Your goal –
Exactly as written, quote every line that follows, skipping the images.
============================================================
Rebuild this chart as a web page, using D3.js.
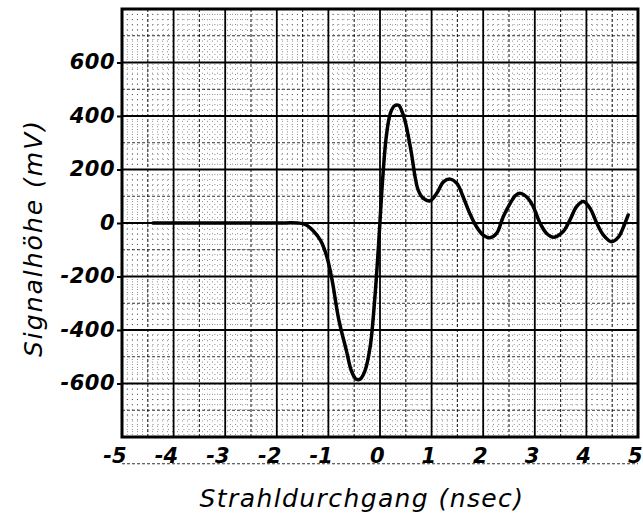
<!DOCTYPE html>
<html>
<head>
<meta charset="utf-8">
<script src="https://cdn.jsdelivr.net/npm/d3@7"></script>
<style>
  html, body { margin: 0; padding: 0; background: #fff; }
  svg { display: block; }
  text { font-family: "DejaVu Sans", sans-serif; fill: #000; }
</style>
</head>
<body>
<svg id="chart" width="643" height="513"></svg>
<script>
// ---- data ----
const timeNs = [-4.4, -3.0, -2.0, -1.6, -1.45, -1.3, -1.15, -1.03, -0.93, -0.8, -0.65, -0.55, -0.46, -0.38, -0.29, -0.19, -0.1, -0.03,
  0.05, 0.12, 0.2, 0.28, 0.36, 0.44, 0.5, 0.55, 0.61, 0.68, 0.74, 0.84, 0.97, 1.1, 1.23, 1.36, 1.49, 1.61, 1.74, 1.87, 2.0, 2.13,
  2.26, 2.39, 2.52, 2.62, 2.71, 2.87, 2.97, 3.1, 3.23, 3.37, 3.55, 3.68, 3.81, 3.94, 4.07, 4.2, 4.33, 4.49, 4.62, 4.72, 4.81];
const signalMv = [0, 0, 0, 0, -5, -28, -66, -126, -212, -360, -478, -555, -584, -583, -552, -462, -280, -88,
  160, 320, 410, 438, 440, 410, 370, 323, 260, 173, 123, 92, 83, 111, 154, 164, 148, 98, 36, -14, -45, -55,
  -39, 24, 72, 102, 111, 92, 61, 0, -39, -53, -32, 11, 61, 80, 55, 0, -45, -70, -53, -14, 30];
const xTickValues = [-5, -4, -3, -2, -1, 0, 1, 2, 3, 4, 5];
const yTickValues = [-600, -400, -200, 0, 200, 400, 600];
const xTitle = "Strahldurchgang (nsec)";
const yTitle = "Signalhöhe (mV)";

const points = timeNs.map((t, i) => ({ t, v: signalMv[i] }));

// ---- layout ----
const svg = d3.select("#chart");
const L = 122, R = 638, T = 9, B = 437;
const x = d3.scaleLinear().domain([-5, 5]).range([L, R]);
const y = d3.scaleLinear().domain([-800, 800]).range([B, T]);

const grid = svg.append("g");
// minor dotted grid
const minorX = d3.range(-50, 51).map(d => d / 10).filter(d => Math.abs(d * 2 - Math.round(d * 2)) > 1e-6);
const minorY = d3.range(-40, 41).map(d => d * 20).filter(d => d % 100 !== 0);
grid.selectAll(".mx").data(minorX).join("line")
  .attr("x1", d => x(d)).attr("x2", d => x(d)).attr("y1", T).attr("y2", B)
  .attr("stroke", "#000").attr("stroke-width", 1).attr("stroke-dasharray", "1,4").attr("opacity", 0.45);
grid.selectAll(".my").data(minorY).join("line")
  .attr("y1", d => y(d)).attr("y2", d => y(d)).attr("x1", L).attr("x2", R)
  .attr("stroke", "#000").attr("stroke-width", 1).attr("stroke-dasharray", "1,4").attr("opacity", 0.45);
// mid dashed grid
const midX = d3.range(-5, 5).map(d => d + 0.5);
const midY = d3.range(-8, 8).map(d => d * 200 + 100);
grid.selectAll(".hx").data(midX).join("line")
  .attr("x1", d => x(d)).attr("x2", d => x(d)).attr("y1", T).attr("y2", B)
  .attr("stroke", "#000").attr("stroke-width", 1.2).attr("stroke-dasharray", "3,2").attr("opacity", 0.8);
grid.selectAll(".hy").data(midY).join("line")
  .attr("y1", d => y(d)).attr("y2", d => y(d)).attr("x1", L).attr("x2", R)
  .attr("stroke", "#000").attr("stroke-width", 1.2).attr("stroke-dasharray", "3,2").attr("opacity", 0.8);
// major solid grid
const majX = d3.range(-4, 5);
const majY = d3.range(-600, 601, 200);
grid.selectAll(".jx").data(majX).join("line")
  .attr("x1", d => x(d)).attr("x2", d => x(d)).attr("y1", T).attr("y2", B)
  .attr("stroke", "#000").attr("stroke-width", 1.8);
grid.selectAll(".jy").data(majY).join("line")
  .attr("y1", d => y(d)).attr("y2", d => y(d)).attr("x1", L).attr("x2", R)
  .attr("stroke", "#000").attr("stroke-width", 1.8);

// frame
svg.append("rect").attr("x", L).attr("y", T).attr("width", R - L).attr("height", B - T)
  .attr("fill", "none").attr("stroke", "#000").attr("stroke-width", 3);

// axes
const yAxis = d3.axisLeft(y).tickValues(yTickValues).tickSize(4).tickPadding(2).tickFormat(d => String(d));
const gy = svg.append("g").attr("transform", `translate(${L - 1},0)`).call(yAxis);
gy.select(".domain").remove();
gy.selectAll(".tick line").attr("stroke", "#000").attr("stroke-width", 2);
gy.selectAll(".tick text").attr("font-size", 21).attr("font-style", "italic").attr("font-weight", "bold")
  .attr("letter-spacing", 0.5).attr("fill", "#000").attr("dy", "0.3em");

const xAxis = d3.axisBottom(x).tickValues(xTickValues).tickSize(0).tickPadding(0).tickFormat(d => String(d));
const gx = svg.append("g").attr("transform", `translate(0,${B})`).call(xAxis);
gx.select(".domain").remove();
gx.selectAll(".tick text").attr("font-size", 21).attr("font-style", "italic").attr("font-weight", "bold")
  .attr("fill", "#000").attr("text-anchor", "end").attr("dx", 0).attr("dy", 0)
  .attr("x", 4).attr("y", 26);

// titles
svg.append("text").attr("x", 362).attr("y", 507).attr("text-anchor", "middle")
  .attr("font-size", 25).attr("font-style", "italic").attr("letter-spacing", 1.4).text(xTitle);
svg.append("text").attr("transform", "translate(42,238) rotate(-90)").attr("text-anchor", "middle")
  .attr("font-size", 25).attr("font-style", "italic").attr("letter-spacing", 2).text(yTitle);

// curve
const line = d3.line().x(d => x(d.t)).y(d => y(d.v)).curve(d3.curveCatmullRom.alpha(0.5));
svg.append("path").datum(points).attr("d", line)
  .attr("fill", "none").attr("stroke", "#000").attr("stroke-width", 3.5)
  .attr("stroke-linejoin", "round").attr("stroke-linecap", "round");
</script>
</body>
</html>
============================================================
Full response –
Rebuild this chart as a web page, using D3.js.
<!DOCTYPE html>
<html>
<head>
<meta charset="utf-8">
<script src="https://cdn.jsdelivr.net/npm/d3@7"></script>
<style>
  html, body { margin: 0; padding: 0; background: #fff; }
  svg { display: block; }
  text { font-family: "DejaVu Sans", sans-serif; fill: #000; }
</style>
</head>
<body>
<svg id="chart" width="643" height="513"></svg>
<script>
// ---- data ----
const timeNs = [-4.4, -3.0, -2.0, -1.6, -1.45, -1.3, -1.15, -1.03, -0.93, -0.8, -0.65, -0.55, -0.46, -0.38, -0.29, -0.19, -0.1, -0.03,
  0.05, 0.12, 0.2, 0.28, 0.36, 0.44, 0.5, 0.55, 0.61, 0.68, 0.74, 0.84, 0.97, 1.1, 1.23, 1.36, 1.49, 1.61, 1.74, 1.87, 2.0, 2.13,
  2.26, 2.39, 2.52, 2.62, 2.71, 2.87, 2.97, 3.1, 3.23, 3.37, 3.55, 3.68, 3.81, 3.94, 4.07, 4.2, 4.33, 4.49, 4.62, 4.72, 4.81];
const signalMv = [0, 0, 0, 0, -5, -28, -66, -126, -212, -360, -478, -555, -584, -583, -552, -462, -280, -88,
  160, 320, 410, 438, 440, 410, 370, 323, 260, 173, 123, 92, 83, 111, 154, 164, 148, 98, 36, -14, -45, -55,
  -39, 24, 72, 102, 111, 92, 61, 0, -39, -53, -32, 11, 61, 80, 55, 0, -45, -70, -53, -14, 30];
const xTickValues = [-5, -4, -3, -2, -1, 0, 1, 2, 3, 4, 5];
const yTickValues = [-600, -400, -200, 0, 200, 400, 600];
const xTitle = "Strahldurchgang (nsec)";
const yTitle = "Signalhöhe (mV)";

const points = timeNs.map((t, i) => ({ t, v: signalMv[i] }));

// ---- layout ----
const svg = d3.select("#chart");
const L = 122, R = 638, T = 9, B = 437;
const x = d3.scaleLinear().domain([-5, 5]).range([L, R]);
const y = d3.scaleLinear().domain([-800, 800]).range([B, T]);

const grid = svg.append("g");
// minor dotted grid
const minorX = d3.range(-50, 51).map(d => d / 10).filter(d => Math.abs(d * 2 - Math.round(d * 2)) > 1e-6);
const minorY = d3.range(-40, 41).map(d => d * 20).filter(d => d % 100 !== 0);
grid.selectAll(".mx").data(minorX).join("line")
  .attr("x1", d => x(d)).attr("x2", d => x(d)).attr("y1", T).attr("y2", B)
  .attr("stroke", "#000").attr("stroke-width", 1).attr("stroke-dasharray", "1,4").attr("opacity", 0.45);
grid.selectAll(".my").data(minorY).join("line")
  .attr("y1", d => y(d)).attr("y2", d => y(d)).attr("x1", L).attr("x2", R)
  .attr("stroke", "#000").attr("stroke-width", 1).attr("stroke-dasharray", "1,4").attr("opacity", 0.45);
// mid dashed grid
const midX = d3.range(-5, 5).map(d => d + 0.5);
const midY = d3.range(-8, 8).map(d => d * 200 + 100);
grid.selectAll(".hx").data(midX).join("line")
  .attr("x1", d => x(d)).attr("x2", d => x(d)).attr("y1", T).attr("y2", B)
  .attr("stroke", "#000").attr("stroke-width", 1.2).attr("stroke-dasharray", "3,2").attr("opacity", 0.8);
grid.selectAll(".hy").data(midY).join("line")
  .attr("y1", d => y(d)).attr("y2", d => y(d)).attr("x1", L).attr("x2", R)
  .attr("stroke", "#000").attr("stroke-width", 1.2).attr("stroke-dasharray", "3,2").attr("opacity", 0.8);
// major solid grid
const majX = d3.range(-4, 5);
const majY = d3.range(-600, 601, 200);
grid.selectAll(".jx").data(majX).join("line")
  .attr("x1", d => x(d)).attr("x2", d => x(d)).attr("y1", T).attr("y2", B)
  .attr("stroke", "#000").attr("stroke-width", 1.8);
grid.selectAll(".jy").data(majY).join("line")
  .attr("y1", d => y(d)).attr("y2", d => y(d)).attr("x1", L).attr("x2", R)
  .attr("stroke", "#000").attr("stroke-width", 1.8);

// frame
svg.append("rect").attr("x", L).attr("y", T).attr("width", R - L).attr("height", B - T)
  .attr("fill", "none").attr("stroke", "#000").attr("stroke-width", 3);

// axes
const yAxis = d3.axisLeft(y).tickValues(yTickValues).tickSize(4).tickPadding(2).tickFormat(d => String(d));
const gy = svg.append("g").attr("transform", `translate(${L - 1},0)`).call(yAxis);
gy.select(".domain").remove();
gy.selectAll(".tick line").attr("stroke", "#000").attr("stroke-width", 2);
gy.selectAll(".tick text").attr("font-size", 21).attr("font-style", "italic").attr("font-weight", "bold")
  .attr("letter-spacing", 0.5).attr("fill", "#000").attr("dy", "0.3em");

const xAxis = d3.axisBottom(x).tickValues(xTickValues).tickSize(0).tickPadding(0).tickFormat(d => String(d));
const gx = svg.append("g").attr("transform", `translate(0,${B})`).call(xAxis);
gx.select(".domain").remove();
gx.selectAll(".tick text").attr("font-size", 21).attr("font-style", "italic").attr("font-weight", "bold")
  .attr("fill", "#000").attr("text-anchor", "end").attr("dx", 0).attr("dy", 0)
  .attr("x", 4).attr("y", 26);

// titles
svg.append("text").attr("x", 362).attr("y", 507).attr("text-anchor", "middle")
  .attr("font-size", 25).attr("font-style", "italic").attr("letter-spacing", 1.4).text(xTitle);
svg.append("text").attr("transform", "translate(42,238) rotate(-90)").attr("text-anchor", "middle")
  .attr("font-size", 25).attr("font-style", "italic").attr("letter-spacing", 2).text(yTitle);

// curve
const line = d3.line().x(d => x(d.t)).y(d => y(d.v)).curve(d3.curveCatmullRom.alpha(0.5));
svg.append("path").datum(points).attr("d", line)
  .attr("fill", "none").attr("stroke", "#000").attr("stroke-width", 3.5)
  .attr("stroke-linejoin", "round").attr("stroke-linecap", "round");
</script>
</body>
</html>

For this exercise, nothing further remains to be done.